Boris Becker set to be deported to Germany under money-saving scheme

Boris Becker - Jamie Lorriman
Boris Becker - Jamie Lorriman

Boris Becker is set to be deported to Germany next week under a Home Office scheme designed to save the British taxpayer money.

The three-time Wimbledon champion was jailed for two and a half years in April. He hid assets and loans amounting to £2.5 million from creditors after being declared bankrupt in 2017 over an unpaid £3 million loan.

Becker, 54, is being held at HMP Huntercombe, in Oxfordshire, where foreign nationals are detained ahead of deportation.

Less than eight months into his sentence, the tennis star is being deported to Germany and will not serve the remainder of the sentence, The Mirror reported.

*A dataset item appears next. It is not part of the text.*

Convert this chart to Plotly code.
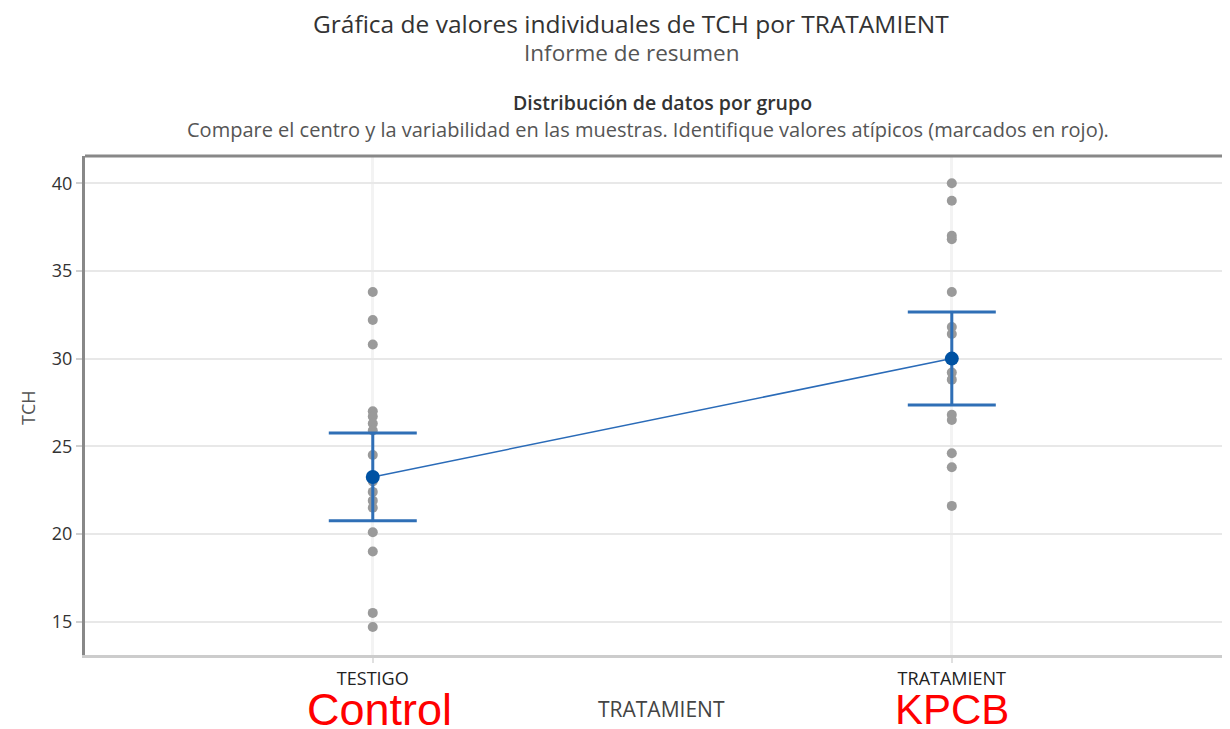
import plotly.graph_objects as go

categories = ["TESTIGO", "TRATAMIENT"]
control_values = [33.8, 32.2, 30.8, 27.0, 26.7, 26.3, 25.9, 24.5, 23.0, 22.4, 21.9, 21.5, 20.1, 19.0, 15.5, 14.7]
treatment_values = [40.0, 39.0, 37.0, 36.8, 33.8, 31.8, 31.4, 30.0, 29.2, 28.8, 26.8, 26.5, 24.6, 23.8, 21.6]
group_means = [23.25, 30.0]
ci_lower = [20.75, 27.35]
ci_upper = [25.75, 32.65]
y_ticks = [15, 20, 25, 30, 35, 40]
red_labels = ["Control", "KPCB"]

FONT = "Open Sans"
OFF = 8  # page body margin of the exported HTML
W, H = 1230 - OFF, 729 - OFF
L, R, T, B = 85 - OFF, 2, 156 - OFF, 74
PW, PH = W - L - R, H - T - B


def px_x(x):
    return (x - OFF - L) / PW


def px_y(y):
    return 1 - (y - OFF - T) / PH


fig = go.Figure()

fig.add_trace(go.Scatter(
    x=[categories[0]] * len(control_values) + [categories[1]] * len(treatment_values),
    y=control_values + treatment_values,
    mode="markers",
    marker=dict(color="#9a9a9a", size=10),
    showlegend=False, hoverinfo="y",
))

fig.add_trace(go.Scatter(
    x=categories, y=group_means,
    mode="lines+markers",
    line=dict(color="#2a6bb8", width=1.5),
    marker=dict(color="#0052a3", size=14),
    error_y=dict(
        type="data", symmetric=False,
        array=[u - m for u, m in zip(ci_upper, group_means)],
        arrayminus=[m - l for l, m in zip(ci_lower, group_means)],
        color="#2f6fb6", thickness=3, width=44,
    ),
    showlegend=False,
))

fig.add_shape(type="line", xref="paper", yref="paper", x0=0, x1=1, y0=1, y1=1,
              line=dict(color="#888888", width=3))

ann_list = [
    dict(text="Gráfica de valores individuales de TCH por TRATAMIENT", x=px_x(631), y=px_y(23),
         font=dict(size=24.5, color="#333333")),
    dict(text="Informe de resumen", x=px_x(632), y=px_y(52), font=dict(size=22.5, color="#555555")),
    dict(text="Distribución de datos por grupo", x=px_x(662), y=px_y(102),
         font=dict(size=19.5, color="#333333", weight=600)),
    dict(text="Compare el centro y la variabilidad en las muestras. Identifique valores atípicos (marcados en rojo).",
         x=px_x(648), y=px_y(129), font=dict(size=20, color="#555555")),
    dict(text="TRATAMIENT", x=px_x(661), y=px_y(709), font=dict(size=21, color="#444444")),
    dict(text="TCH", x=px_x(28), y=px_y(408), textangle=-90, font=dict(size=18, color="#555555")),
]
for a in ann_list:
    a.update(xref="paper", yref="paper", showarrow=False, xanchor="center", yanchor="middle")

red_sizes = [45, 42]
red_shifts = [7, 0]
for cat, lab, size, shift in zip(categories, red_labels, red_sizes, red_shifts):
    ann_list.append(dict(text=lab, x=cat, xref="x", yref="paper", y=px_y(709),
                         xshift=shift, showarrow=False, xanchor="center", yanchor="middle",
                         font=dict(family="Liberation Sans, Arial", size=size, color="#ff0000")))

fig.update_layout(
    width=W, height=H,
    margin=dict(l=L, r=R, t=T, b=B, autoexpand=False),
    paper_bgcolor="white", plot_bgcolor="white",
    font=dict(family=FONT, color="#333333"),
    annotations=ann_list,
    xaxis=dict(
        type="category", range=[-0.497, 1.477], automargin=False,
        showgrid=True, gridcolor="#f3f3f3", gridwidth=3,
        showline=True, linecolor="#cccccc", linewidth=3,
        ticks="outside", ticklen=5, tickcolor="#e0e0e0", tickwidth=2,
        tickfont=dict(size=18, color="#222222"),
        zeroline=False,
    ),
    yaxis=dict(
        range=[13.1, 41.55], tickvals=y_ticks, automargin=False,
        showgrid=True, gridcolor="#e8e8e8", gridwidth=2,
        showline=True, linecolor="#888888", linewidth=3,
        ticks="outside", ticklen=6, tickcolor="#d0d0d0", tickwidth=2,
        tickfont=dict(size=18, color="#333333"),
        zeroline=False,
    ),
)

fig.write_html("out.html")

He qualified for the Home Office’s early removal scheme (ERS), which allows foreign national offenders subject to deportation to be removed from prison and the UK up to a year before their sentence is due to end.

All foreign national offenders serving a fixed sentence and liable for removal are considered for the scheme. Last year, the Home Office removed 1,136 foreign national offenders under the ERS.

Becker, who won six Grand Slam singles titles, has lived in Britain since 2012 but will be deported because he does not have British citizenship. He will not be eligible to apply to return to the UK as a visitor until his full sentence has expired, The Mirror reported.

He was found guilty of four offences under the Insolvency Act following a trial at Southwark Crown Court, a verdict that left him humiliated, broke and with little prospect of future work, according to his lawyer.

Judge Deborah Taylor told him he had failed to “heed the warning” of a 2002 suspended sentence in Germany for tax evasion and had “not shown remorse”.

A Home Office spokesman said: “Any foreign national who is convicted of a crime and given a prison sentence is considered for deportation at the earliest opportunity.”

Becker’s former spokesman said last month: “We are pleased for Boris that he may qualify for an early release and be able to travel to Germany, albeit England has been his home for many, many years. I’m sure it will mean a lot to him and his family to be reunited for Christmas.”